Enfin, troisième contradiction : nous avons étendu, en début d’année, l’application de l’article 30 de la loi du 29 juillet 1881 sur la liberté de la presse aux formations supplétives des forces armées. Le droit en vigueur, en particulier l’article 5 de la loi de 2005, ne trouvait pas d’application pour des raisons purement juridiques. Dès lors, nous avons réparé cette injustice en permettant aux harkis d’être protégés contre des injures et des diffamations. Nous avons élargi ce dispositif protecteur applicable aux harkis, mais, aujourd’hui, nous examinons un texte qui tend à les humilier en fixant une date de commémoration de la fin du conflit algérien préalable aux massacres qu’ils ont subis, en particulier le 5 juillet 1962 à Oran.
Alors même que les accords d’Évian prévoyaient un cessez-le-feu dès le 19 mars 1962, vous l’avez rappelé, les exactions ont perduré. Faire de cette date une journée de commémoration reviendrait en quelque sorte à nier l’existence des drames qui ont suivi et qui ont fait de très nombreuses victimes. Le 19 mars 1962, la France a abandonné les harkis.

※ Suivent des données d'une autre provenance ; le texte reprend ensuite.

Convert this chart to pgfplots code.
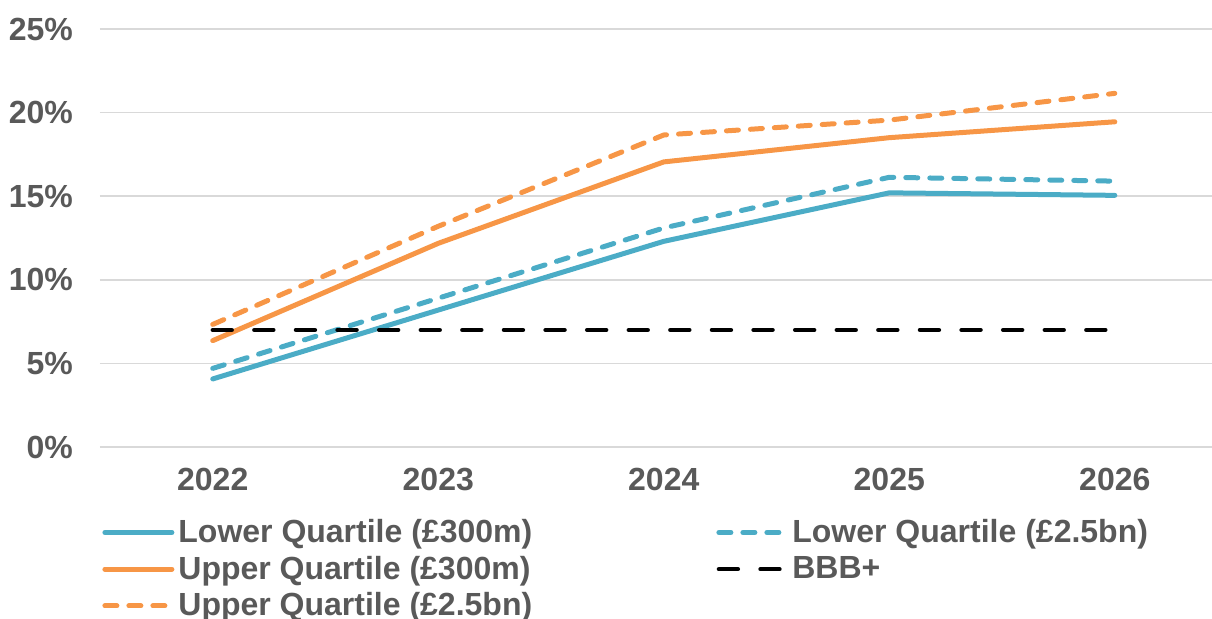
\documentclass[border=0pt]{standalone}
\usepackage{pgfplots}
\pgfplotsset{compat=1.18}
\usepackage{fontspec}
\setmainfont{Liberation Sans}
\definecolor{qblue}{HTML}{4BACC6}
\definecolor{qorange}{HTML}{F79646}
\definecolor{tgray}{HTML}{595959}
\definecolor{ggray}{HTML}{D9D9D9}
\begin{document}
\begin{tikzpicture}
\useasboundingbox (-50pt,-86pt) rectangle (556pt,223.5pt);
\begin{axis}[
 scale only axis, width=556pt, height=209pt,
 xmin=2021.5, xmax=2026.431, ymin=0, ymax=25,
 axis line style={draw=none},
 major tick length=0pt,
 ymajorgrids, grid style={ggray, line width=0.75pt},
 xtick={2022,2023,2024,2025,2026}, xticklabels={2022,2023,2024,2025,2026},
 ytick={0,5,10,15,20,25}, yticklabels={0\%,5\%,10\%,15\%,20\%,25\%},
 tick label style={font=\fontsize{16}{19}\selectfont\bfseries, text=tgray},
 yticklabel style={xshift=-10pt},
 xticklabel style={yshift=-7.2pt},
 legend columns=2,
 legend cell align=left,
 legend style={at={(rel axis cs:0,0)}, anchor=north west, xshift=1pt, yshift=-34pt,
   draw=none, fill=none, font=\fontsize{16}{19}\selectfont\bfseries, text=tgray,
   inner sep=0pt, row sep=1.25pt, column sep=0pt, nodes={inner sep=2pt}},
 legend image code/.code={\draw[#1] (0pt,0pt) -- (33.5pt,0pt);},
 every axis plot/.append style={line width=2.5pt, line cap=round, line join=round},
]
\addplot[qblue] coordinates {(2022,4.07) (2023,8.19) (2024,12.3) (2025,15.2) (2026,15.05)};
\addlegendentry{\makebox[267pt][l]{Lower Quartile (£300m)}}
\addplot[qblue, dash pattern=on 6pt off 6pt] coordinates {(2022,4.7) (2023,8.9) (2024,13.1) (2025,16.13) (2026,15.9)};
\addlegendentry{Lower Quartile (£2.5bn)}
\addplot[qorange] coordinates {(2022,6.36) (2023,12.18) (2024,17.05) (2025,18.5) (2026,19.45)};
\addlegendentry{\makebox[267pt][l]{Upper Quartile (£300m)}}
\addplot[black, line width=2.2pt, dash pattern=on 9.5pt off 11.3pt] coordinates {(2022,7) (2023,7) (2024,7) (2025,7) (2026,7)};
\addlegendentry{BBB+}
\addplot[qorange, dash pattern=on 6pt off 6pt] coordinates {(2022,7.33) (2023,13.2) (2024,18.66) (2025,19.55) (2026,21.15)};
\addlegendentry{Upper Quartile (£2.5bn)}
\end{axis}
\end{tikzpicture}
\end{document}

Au début de l’année 2012, le Parlement français a souhaité compléter son dispositif protecteur à l’égard des Français rapatriés. Je me permets de rappeler mon intervention en séance à cette occasion : « Nous savons tous à quel point il peut être délicat pour une nation de regarder son passé sans fard. Pendant trop longtemps, la question de la reconnaissance de l’engagement des harkis a été éludée ou retardée, laissant dans l’incompréhension ceux-là mêmes qui ont fait le choix de la France lors de l’un des épisodes les plus douloureux de notre histoire récente. […] « Cette injustice a été lentement réparée par un processus législatif qui se sera déroulé pendant près de dix ans, entre la loi du 11 juin 1994, qui a été la première à exprimer la reconnaissance de la France aux harkis, et celle de 2005, qui a cherché à protéger les rapatriés et leurs descendants contre les invectives charriées par un passé encore mal cicatrisé. » Mes chers collègues, ne faisons pas machine arrière, n’oublions pas les tragédies qui se sont déroulées après la mi-mars 1962. Les commémorations doivent nous rassembler, elles ne doivent pas nous diviser ! Il serait ainsi grand temps de reprendre l’intégralité des propositions formulées à l’automne 2008 par l’historien André Kaspi. Le rapport qu’il avait remis au Président de la République prévoyait purement et simplement de retenir trois dates pour les commémorations : le 8 mai, le 14 juillet et le 11 novembre.
Ces trois dates résonnent dans la conscience de tous les citoyens français.
Seule la date du 11 novembre a fait l’objet d’un approfondissement en ce sens à destination du souvenir de tous les morts pour la France. Faisons donc du 8 mai, par exemple, la célébration de la paix et la commémoration des victimes militaires et civiles de toutes les guerres passées. Autre piste à suivre, notre collègue Yves Pozzo Di Borgo a appelé, lors de l’examen de la proposition de résolution tendant à la reconnaissance de la répression d’une manifestation à Paris le 17 octobre 1961 présentée par nos collègues communistes, au lancement d’une vaste concertation au sujet des commémorations relatives à la blessure algérienne, notamment en association avec l’Algérie. Dès lors, mes chers collègues, à l’évidence, le 19 mars est non pas une date qui rassemble mais qui divise. En faire une date de commémoration officielle cristallisera cette division.
Sur ces sujets, il faut de la sérénité et ce texte ne va pas dans ce sens.
Jusqu’à présent, il y avait ceux qui commémoraient le 5 décembre et ceux qui commémoraient le 19 mars.
Ils continueront à le faire. La seule différence, c’est que le préfet sera le 19 mars devant les monuments et il n’y sera plus le 5 décembre.
C’est pour cela, mes chers collègues, que je ne voterai pas ce texte comme les membres de l’UDI-UC. (Applaudissements sur les travées de l’UDI-UC et de l’UMP.)